Ich habe eine Schwäche für Bücher, die nicht auf Bestsellerlisten stehen, die man zwischen staubigen Regalen in kleinen Bibliotheken oder in der verborgenen Ecke eines Secondhandladens findet. Diese literarischen Geheimtipps erzählen oft Geschichten, die anders klingen – lokal, überraschend oder schlicht eigenwillig. In diesem Text teile ich meine Methoden, wie ich solche Schätze finde, worauf ich achte und welche kleinen Tricks mir immer wieder neue Entdeckungen bescheren.

Warum regionale Bibliotheken und Secondhandläden?

Regionale Bibliotheken und Secondhandläden sind für mich Fundorte, die zwei Dinge verbinden: Authentizität und Vielfalt. Sie beherbergen oft Titel, die in großen Onlineshops untergehen; dazu kommen ältere Ausgaben, seltene Übersetzungen oder regionale Publikationen. Bibliotheken haben zudem den Vorteil, dass Kuratorinnen und Kuratoren lokale Vorlieben widerspiegeln – Ausstellungskataloge von nahegelegenen Museen, Texte lokaler Autorinnen und Autoren, Vereinsdrucke. Secondhandläden wiederum bringen die physische Haptik ins Spiel: umblättern, Duft von Papier und das glückliche Gefühl, ein Einzelstück zu finden.

Meine Vorbereitung: nicht planlos, sondern neugierig

Ich gehe selten komplett planlos los.
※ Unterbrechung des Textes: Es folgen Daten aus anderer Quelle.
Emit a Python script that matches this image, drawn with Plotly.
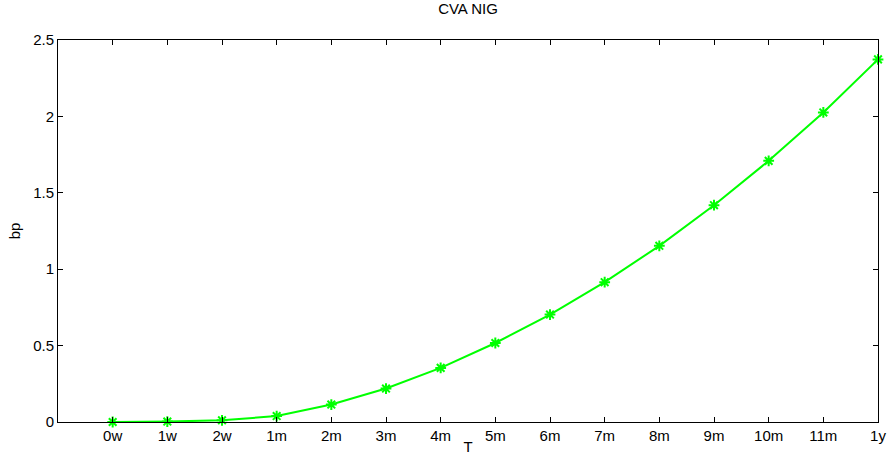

Eine kleine Vorarbeit bewahrt mich davor, ziellos durch Regale zu streifen.

  • Leseliste mit offenen Punkten: Ich habe immer eine digitale Notiz (z. B. in Notion oder der Notizen-App), in der ich Themen, Autorennamen oder Schlagworte sammele, die mich interessieren – lokalhistorische Romane, experimentelle Poesie, Übersetzungen aus dem Baltikum etc.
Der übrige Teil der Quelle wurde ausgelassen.